年間3億本超えのあずきバー、発売当初より硬いってホント? 開発担当者に聞いた:来年50周年(3/4 ページ)
「あずきバーが発売当初より硬くなっているらしい」――SNS上でこんなつぶやきが話題になっている。例年夏になると「あずきバーに負ける人続出」「勝負を挑んで前歯を欠けさせる人は多いらしい」などと、その“硬さ”を取り出されることが多いあずきバー。あずきバーを提供する井村屋の公式Twitterも「歯には気を付けて召し上がれ」とツイートしている。あずきバーは本当に硬くなっているのか? 同社の開発部冷菓チーム課長の嶋田孝弘さんに聞いた。
2021年度の販売本数は3億本超え
何かと”硬い”ことで注目されがちなあずきバーだが、2021年度の販売本数は3億本を突破。来年には発売50周年を迎え、アイスクリーム市場で確固たる地位を築いている。

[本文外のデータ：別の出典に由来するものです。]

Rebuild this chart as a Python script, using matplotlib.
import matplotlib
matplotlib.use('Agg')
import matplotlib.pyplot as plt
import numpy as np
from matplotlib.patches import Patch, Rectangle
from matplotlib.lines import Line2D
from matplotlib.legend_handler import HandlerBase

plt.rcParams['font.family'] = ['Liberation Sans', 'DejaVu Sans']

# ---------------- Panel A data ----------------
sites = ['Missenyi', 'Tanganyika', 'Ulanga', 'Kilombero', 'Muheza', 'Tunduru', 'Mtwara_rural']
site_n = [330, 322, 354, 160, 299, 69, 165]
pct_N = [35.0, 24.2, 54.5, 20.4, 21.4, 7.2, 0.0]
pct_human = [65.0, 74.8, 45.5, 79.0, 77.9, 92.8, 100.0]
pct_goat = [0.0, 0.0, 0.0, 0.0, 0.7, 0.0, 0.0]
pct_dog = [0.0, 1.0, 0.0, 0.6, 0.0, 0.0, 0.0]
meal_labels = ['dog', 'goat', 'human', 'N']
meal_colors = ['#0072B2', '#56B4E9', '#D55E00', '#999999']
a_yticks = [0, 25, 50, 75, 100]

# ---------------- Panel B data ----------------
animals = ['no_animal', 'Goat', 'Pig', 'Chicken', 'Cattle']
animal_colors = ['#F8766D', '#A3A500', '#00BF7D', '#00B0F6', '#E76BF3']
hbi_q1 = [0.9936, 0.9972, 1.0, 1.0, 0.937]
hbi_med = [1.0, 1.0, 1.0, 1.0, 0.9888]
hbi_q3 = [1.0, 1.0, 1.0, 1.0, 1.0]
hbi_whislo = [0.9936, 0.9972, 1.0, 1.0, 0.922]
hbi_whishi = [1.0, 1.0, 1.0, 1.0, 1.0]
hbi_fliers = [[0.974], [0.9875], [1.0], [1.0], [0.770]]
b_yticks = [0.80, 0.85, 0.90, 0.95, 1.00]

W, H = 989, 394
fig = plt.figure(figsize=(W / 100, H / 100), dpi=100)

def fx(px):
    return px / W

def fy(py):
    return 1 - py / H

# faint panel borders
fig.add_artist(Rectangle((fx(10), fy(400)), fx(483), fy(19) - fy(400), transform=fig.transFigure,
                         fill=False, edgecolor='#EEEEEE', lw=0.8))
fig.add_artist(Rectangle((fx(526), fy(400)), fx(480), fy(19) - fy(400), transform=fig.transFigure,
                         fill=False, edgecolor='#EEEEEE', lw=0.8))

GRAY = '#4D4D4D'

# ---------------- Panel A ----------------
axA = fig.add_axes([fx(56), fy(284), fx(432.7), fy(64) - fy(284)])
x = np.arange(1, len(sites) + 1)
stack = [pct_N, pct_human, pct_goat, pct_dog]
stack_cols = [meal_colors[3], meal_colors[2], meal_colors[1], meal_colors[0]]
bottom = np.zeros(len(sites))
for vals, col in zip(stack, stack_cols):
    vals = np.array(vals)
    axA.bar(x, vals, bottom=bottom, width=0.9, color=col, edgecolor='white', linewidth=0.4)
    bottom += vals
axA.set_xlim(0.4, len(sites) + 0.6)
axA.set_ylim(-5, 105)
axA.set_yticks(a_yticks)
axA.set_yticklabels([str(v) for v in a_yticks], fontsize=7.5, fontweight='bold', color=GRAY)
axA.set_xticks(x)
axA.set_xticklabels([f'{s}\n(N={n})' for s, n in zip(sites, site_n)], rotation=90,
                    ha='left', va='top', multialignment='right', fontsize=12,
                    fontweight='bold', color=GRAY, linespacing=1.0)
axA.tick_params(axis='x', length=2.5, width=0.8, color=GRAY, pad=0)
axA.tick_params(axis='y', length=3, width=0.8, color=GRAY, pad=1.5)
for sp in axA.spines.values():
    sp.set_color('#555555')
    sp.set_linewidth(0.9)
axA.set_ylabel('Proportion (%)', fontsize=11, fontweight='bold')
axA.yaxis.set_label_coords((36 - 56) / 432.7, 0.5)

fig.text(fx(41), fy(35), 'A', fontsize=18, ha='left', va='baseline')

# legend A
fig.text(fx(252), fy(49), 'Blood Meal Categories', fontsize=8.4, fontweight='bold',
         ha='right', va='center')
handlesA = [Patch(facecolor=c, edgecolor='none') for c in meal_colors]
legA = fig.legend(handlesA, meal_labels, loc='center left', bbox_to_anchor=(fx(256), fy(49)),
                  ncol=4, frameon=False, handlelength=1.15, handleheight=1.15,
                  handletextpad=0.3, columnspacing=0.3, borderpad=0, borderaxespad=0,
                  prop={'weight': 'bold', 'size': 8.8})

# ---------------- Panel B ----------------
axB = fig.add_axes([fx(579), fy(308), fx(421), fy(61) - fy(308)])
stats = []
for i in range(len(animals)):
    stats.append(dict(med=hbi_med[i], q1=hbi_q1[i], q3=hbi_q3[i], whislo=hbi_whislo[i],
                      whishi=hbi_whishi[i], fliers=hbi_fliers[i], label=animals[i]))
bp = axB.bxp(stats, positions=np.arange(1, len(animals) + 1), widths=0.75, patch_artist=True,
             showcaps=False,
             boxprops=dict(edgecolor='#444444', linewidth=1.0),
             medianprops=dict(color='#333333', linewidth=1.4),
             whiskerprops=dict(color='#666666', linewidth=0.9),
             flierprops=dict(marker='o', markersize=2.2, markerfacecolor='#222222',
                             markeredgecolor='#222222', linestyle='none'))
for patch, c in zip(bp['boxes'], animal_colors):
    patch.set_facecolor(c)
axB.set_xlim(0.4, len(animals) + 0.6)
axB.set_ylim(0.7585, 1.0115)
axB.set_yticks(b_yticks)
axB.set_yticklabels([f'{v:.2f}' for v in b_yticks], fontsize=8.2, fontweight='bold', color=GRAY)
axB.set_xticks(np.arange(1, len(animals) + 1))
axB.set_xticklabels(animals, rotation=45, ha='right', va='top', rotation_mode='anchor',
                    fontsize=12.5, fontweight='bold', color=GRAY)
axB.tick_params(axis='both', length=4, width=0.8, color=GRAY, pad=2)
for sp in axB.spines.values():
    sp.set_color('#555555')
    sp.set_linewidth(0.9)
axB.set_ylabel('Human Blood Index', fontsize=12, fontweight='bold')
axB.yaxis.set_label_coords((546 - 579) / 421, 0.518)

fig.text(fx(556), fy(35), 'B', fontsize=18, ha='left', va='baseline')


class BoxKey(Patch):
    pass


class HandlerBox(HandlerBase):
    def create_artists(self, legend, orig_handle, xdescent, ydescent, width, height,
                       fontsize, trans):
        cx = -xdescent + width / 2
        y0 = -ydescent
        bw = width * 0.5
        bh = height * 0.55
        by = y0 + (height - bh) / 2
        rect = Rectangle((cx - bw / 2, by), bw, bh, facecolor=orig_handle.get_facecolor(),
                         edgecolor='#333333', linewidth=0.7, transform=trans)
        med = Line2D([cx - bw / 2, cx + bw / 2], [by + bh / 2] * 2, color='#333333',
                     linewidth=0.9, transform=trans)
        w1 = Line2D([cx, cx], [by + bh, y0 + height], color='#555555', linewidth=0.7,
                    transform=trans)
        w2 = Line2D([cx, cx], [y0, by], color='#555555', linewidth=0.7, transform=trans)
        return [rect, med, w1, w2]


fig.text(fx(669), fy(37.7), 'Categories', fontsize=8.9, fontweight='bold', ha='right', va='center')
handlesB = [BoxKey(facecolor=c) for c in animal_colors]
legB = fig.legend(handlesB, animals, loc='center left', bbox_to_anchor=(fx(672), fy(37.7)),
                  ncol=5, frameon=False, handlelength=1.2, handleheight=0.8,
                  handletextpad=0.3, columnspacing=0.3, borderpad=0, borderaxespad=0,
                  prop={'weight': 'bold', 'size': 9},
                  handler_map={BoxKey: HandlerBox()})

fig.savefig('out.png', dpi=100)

「今でこそあずき系アイスはさまざまな種類がありますが、あずきへのこだわりには自信があります」(嶋田さん)。あずきバーに使用するあずきは、指定農家から買い付けたもののうち、あずきバーに合う大きさのみを選別。あずきの大きさをそろえることは、かじった時の口当たりや食感の良さに直結するからだ。
「あずきは農作物なので品質が安定しません。あずきバーの味や品質を一定に保つため、あずきの状態を見ながら、炊き時間や火力、砂糖の量、投入するタイミングに混ぜる力加減などを絶妙に調整しています。まさに熟練の職人技と言えますが、これは長年あずきを扱ってきた井村屋だからこそできることです」(嶋田さん)

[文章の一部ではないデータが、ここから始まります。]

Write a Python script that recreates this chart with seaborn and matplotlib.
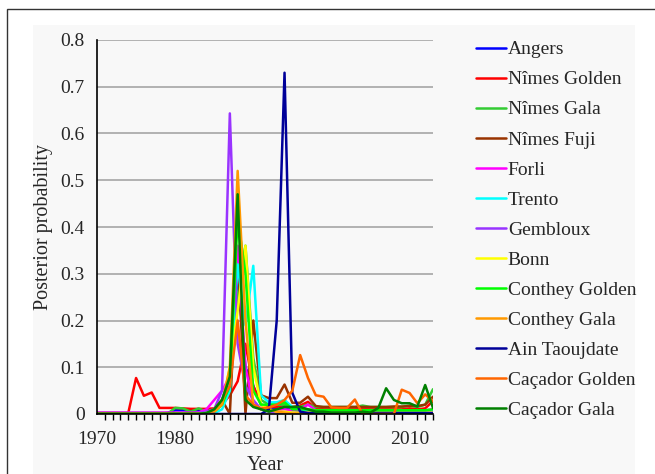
import numpy as np
import pandas as pd
import matplotlib
matplotlib.use("Agg")
import matplotlib.pyplot as plt
from matplotlib.patches import Rectangle
from matplotlib.ticker import MultipleLocator
import seaborn as sns

# Data
years = list(range(1970, 2014))

angers = [0.001, 0.001, 0.001, 0.001, 0.001, 0.001, 0.001, 0.001, 0.001, 0.002,
          0.008, 0.008, 0.007, 0.008, 0.005, 0.01, 0.03, 0.08, 0.3, 0.1,
          0.06, 0.02, 0.01, 0.01, 0.015, 0.01, 0.005, 0.005, 0.005, 0.005,
          0.008, 0.008, 0.008, 0.008, 0.005, 0.005, 0.005, 0.005, 0.005, 0.005,
          0.005, 0.005, 0.005, 0.005]
nimes_golden = [0.002, 0.002, 0.002, 0.002, 0.002, 0.077, 0.039, 0.046, 0.013, 0.013,
                0.013, 0.012, 0.011, 0.011, 0.011, 0.012, 0.02, 0.04, 0.07, 0.15,
                0.06, 0.02, 0.015, 0.015, 0.02, 0.015, 0.018, 0.026, 0.012, 0.01,
                0.01, 0.01, 0.01, 0.01, 0.01, 0.01, 0.01, 0.01, 0.01, 0.01,
                0.012, 0.01, 0.012, 0.028]
nimes_gala = [0.0, 0.0, 0.0, 0.0, 0.0, 0.0, 0.0, 0.0, 0.0, 0.0,
              0.013, 0.012, 0.005, 0.012, 0.005, 0.01, 0.02, 0.06, 0.25, 0.36,
              0.12, 0.03, 0.02, 0.02, 0.02, 0.015, 0.015, 0.02, 0.015, 0.015,
              0.015, 0.015, 0.015, 0.015, 0.018, 0.015, 0.015, 0.015, 0.015, 0.015,
              0.018, 0.015, 0.02, 0.053]
nimes_fuji = [0.002, 0.002, 0.002, 0.002, 0.002, 0.002, 0.002, 0.002, 0.002, 0.002,
              0.002, 0.002, 0.002, 0.002, 0.003, 0.01, 0.03, 0.0, 0.35, 0.0,
              0.2, 0.04, 0.034, 0.034, 0.063, 0.024, 0.024, 0.037, 0.017, 0.015,
              0.015, 0.015, 0.015, 0.015, 0.015, 0.015, 0.015, 0.015, 0.016, 0.016,
              0.017, 0.017, 0.02, 0.037]
forli = [0.003, 0.003, 0.003, 0.003, 0.003, 0.003, 0.003, 0.003, 0.003, 0.003,
         0.003, 0.003, 0.003, 0.003, 0.01, 0.03, 0.05, 0.08, 0.36, 0.1,
         0.02, 0.01, 0.008, 0.008, 0.01, 0.008, 0.01, 0.02, 0.008, 0.008,
         0.008, 0.008, 0.008, 0.008, 0.008, 0.008, 0.008, 0.008, 0.008, 0.008,
         0.008, 0.008, 0.008, 0.01]
trento = [0.001, 0.001, 0.001, 0.001, 0.001, 0.001, 0.001, 0.001, 0.001, 0.001,
          0.001, 0.001, 0.001, 0.001, 0.001, 0.002, 0.01, 0.05, 0.32, 0.19,
          0.317, 0.04, 0.025, 0.025, 0.03, 0.015, 0.01, 0.008, 0.005, 0.005,
          0.005, 0.005, 0.005, 0.005, 0.005, 0.005, 0.005, 0.005, 0.005, 0.005,
          0.005, 0.005, 0.005, 0.005]
gembloux = [0.002, 0.002, 0.002, 0.002, 0.002, 0.002, 0.002, 0.002, 0.002, 0.002,
            0.002, 0.002, 0.002, 0.002, 0.005, 0.01, 0.05, 0.643, 0.15, 0.06,
            0.03, 0.01, 0.005, 0.003, 0.003, 0.003, 0.003, 0.003, 0.003, 0.003,
            0.003, 0.003, 0.003, 0.003, 0.003, 0.003, 0.003, 0.003, 0.003, 0.003,
            0.003, 0.003, 0.003, 0.003]
bonn = [0.001, 0.001, 0.001, 0.001, 0.001, 0.001, 0.001, 0.001, 0.001, 0.001,
        0.001, 0.001, 0.001, 0.001, 0.002, 0.005, 0.02, 0.1, 0.22, 0.36,
        0.1, 0.02, 0.01, 0.005, 0.005, 0.003, 0.003, 0.003, 0.003, 0.003,
        0.003, 0.003, 0.003, 0.003, 0.003, 0.003, 0.003, 0.003, 0.003, 0.003,
        0.003, 0.003, 0.003, 0.003]
conthey_golden = [0.001, 0.001, 0.001, 0.001, 0.001, 0.001, 0.001, 0.001, 0.001, 0.001,
                  0.001, 0.001, 0.001, 0.001, 0.002, 0.005, 0.02, 0.06, 0.42, 0.3,
                  0.05, 0.02, 0.02, 0.02, 0.025, 0.01, 0.01, 0.01, 0.008, 0.008,
                  0.008, 0.008, 0.008, 0.008, 0.008, 0.008, 0.008, 0.008, 0.008, 0.008,
                  0.008, 0.008, 0.008, 0.01]
conthey_gala = [0.0, 0.0, 0.0, 0.0, 0.0, 0.0, 0.0, 0.0, 0.0, 0.0,
                0.0, 0.0, 0.0, 0.0, 0.0, 0.005, 0.02, 0.1, 0.52, 0.2,
                0.02, 0.01, 0.01, 0.005, 0.003, 0.001, 0.001, 0.001, 0.0, 0.0,
                0.0, 0.0, 0.0, 0.0, 0.0, 0.0, 0.0, 0.0, 0.0, 0.0,
                0.0, 0.0, 0.0, 0.0]
ain_taoujdate = [0.0, 0.0, 0.0, 0.0, 0.0, 0.0, 0.0, 0.0, 0.0, 0.0,
                 0.0, 0.0, 0.0, 0.0, 0.0, 0.0, 0.0, 0.0, 0.0, 0.0,
                 0.0, 0.0, 0.01, 0.2, 0.73, 0.045, 0.005, 0.002, 0.002, 0.002,
                 0.002, 0.002, 0.002, 0.002, 0.002, 0.002, 0.002, 0.002, 0.002, 0.002,
                 0.002, 0.002, 0.002, 0.002]
cacador_golden = [0.0, 0.0, 0.0, 0.0, 0.0, 0.0, 0.0, 0.0, 0.0, 0.0,
                  0.0, 0.0, 0.0, 0.0, 0.0, 0.01, 0.03, 0.06, 0.2, 0.04,
                  0.02, 0.012, 0.014, 0.02, 0.03, 0.05, 0.126, 0.077, 0.04, 0.037,
                  0.014, 0.013, 0.013, 0.031, 0.0, 0.0, 0.0, 0.0, 0.0, 0.052,
                  0.045, 0.023, 0.042, 0.027]
cacador_gala = [0.0, 0.0, 0.0, 0.0, 0.0, 0.0, 0.0, 0.0, 0.0, 0.0,
                0.0, 0.0, 0.0, 0.0, 0.002, 0.01, 0.03, 0.08, 0.47, 0.03,
                0.015, 0.01, 0.005, 0.01, 0.015, 0.015, 0.015, 0.01, 0.005, 0.005,
                0.003, 0.003, 0.003, 0.003, 0.005, 0.003, 0.013, 0.055, 0.03, 0.023,
                0.023, 0.016, 0.062, 0.013]

series = {
    "Angers": angers,
    "Nîmes Golden": nimes_golden,
    "Nîmes Gala": nimes_gala,
    "Nîmes Fuji": nimes_fuji,
    "Forli": forli,
    "Trento": trento,
    "Gembloux": gembloux,
    "Bonn": bonn,
    "Conthey Golden": conthey_golden,
    "Conthey Gala": conthey_gala,
    "Ain Taoujdate": ain_taoujdate,
    "Caçador Golden": cacador_golden,
    "Caçador Gala": cacador_gala,
}
colors = ["#0000FF", "#FF0000", "#33CC33", "#993300", "#FF00FF", "#00FFFF",
          "#9933FF", "#FFFF00", "#00FF00", "#FF9900", "#000099", "#FF6600",
          "#008000"]
names = list(series.keys())
palette = dict(zip(names, colors))

df = pd.concat(
    [pd.DataFrame({"Year": years, "Posterior probability": v, "site": k})
     for k, v in series.items()],
    ignore_index=True)

sns.set_style("white")
plt.rcParams["font.family"] = ["Liberation Serif", "DejaVu Serif"]

fig = plt.figure(figsize=(6.55, 4.74), dpi=100)
fig.patch.set_facecolor("white")
# chart area background and outer border, behind the axes
fig.patches.append(Rectangle((33 / 655, 0), 602 / 655, 1 - 25 / 474,
                             transform=fig.transFigure, facecolor="#f8f8f8",
                             edgecolor="none", zorder=-2))
fig.patches.append(Rectangle((7 / 655, -0.1), 1.2, 1.1 - 9.5 / 474,
                             transform=fig.transFigure, facecolor="none",
                             edgecolor="#333333", linewidth=1.0, zorder=-1))

ax = fig.add_axes([97 / 655, 1 - 414 / 474, 336 / 655, 374 / 474])
ax.set_facecolor("#f8f8f8")

sns.lineplot(data=df, x="Year", y="Posterior probability", hue="site",
             hue_order=names, palette=palette, linewidth=1.8,
             errorbar=None, ax=ax)

ax.set_xlim(1970, 2013)
ax.set_ylim(0, 0.8)
ax.xaxis.set_major_locator(MultipleLocator(10))
ax.xaxis.set_minor_locator(MultipleLocator(1))
ax.set_yticks(np.arange(0, 0.81, 0.1))
ax.set_yticklabels(["0"] + [f"{v:.1f}" for v in np.arange(0.1, 0.81, 0.1)])
ax.yaxis.grid(True, color="#a6a6a6", linewidth=1.2)
ax.set_axisbelow(True)
ax.tick_params(axis="both", which="both", direction="out",
               width=1, color="black", labelsize=14)
ax.tick_params(axis="x", which="major", length=4, pad=8)
ax.tick_params(axis="y", which="major", length=5, pad=4)
ax.tick_params(axis="x", which="minor", bottom=True, length=4)
for s in ["top", "right"]:
    ax.spines[s].set_visible(False)
for s in ["left", "bottom"]:
    ax.spines[s].set_color("black")
    ax.spines[s].set_linewidth(1.2)

ax.set_xlabel("Year", fontsize=14.5, labelpad=6)
ax.set_ylabel("Posterior probability", fontsize=14.5, labelpad=5)

ax.legend(loc="upper left", bbox_to_anchor=(468 / 655, 1 - 33 / 474),
          bbox_transform=fig.transFigure, frameon=False, fontsize=14,
          handlelength=1.55, handletextpad=0.1, labelspacing=0.64,
          borderaxespad=0)

fig.savefig("out.png", dpi=100, facecolor=fig.get_facecolor())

また、10年からは欧米やアジアなど世界各国に輸出を開始。21年9月からはマレーシアであずきバーの現地生産に着手した。「マレーシアは人口の約60%イスラム教徒で、ハラール認証のレベルが高いのです。マレーシアでハラール認証を取得したことは、他のASEAN諸国に輸出する上で大きなメリットと言えます」(嶋田さん)
マレーシア向けでは味をローカライズし、「IMURAYA AZUKI BAR」など3種類を展開。アジア圏には甘い豆を食べるという食文化があるので受け入れられやすいのも狙いだという。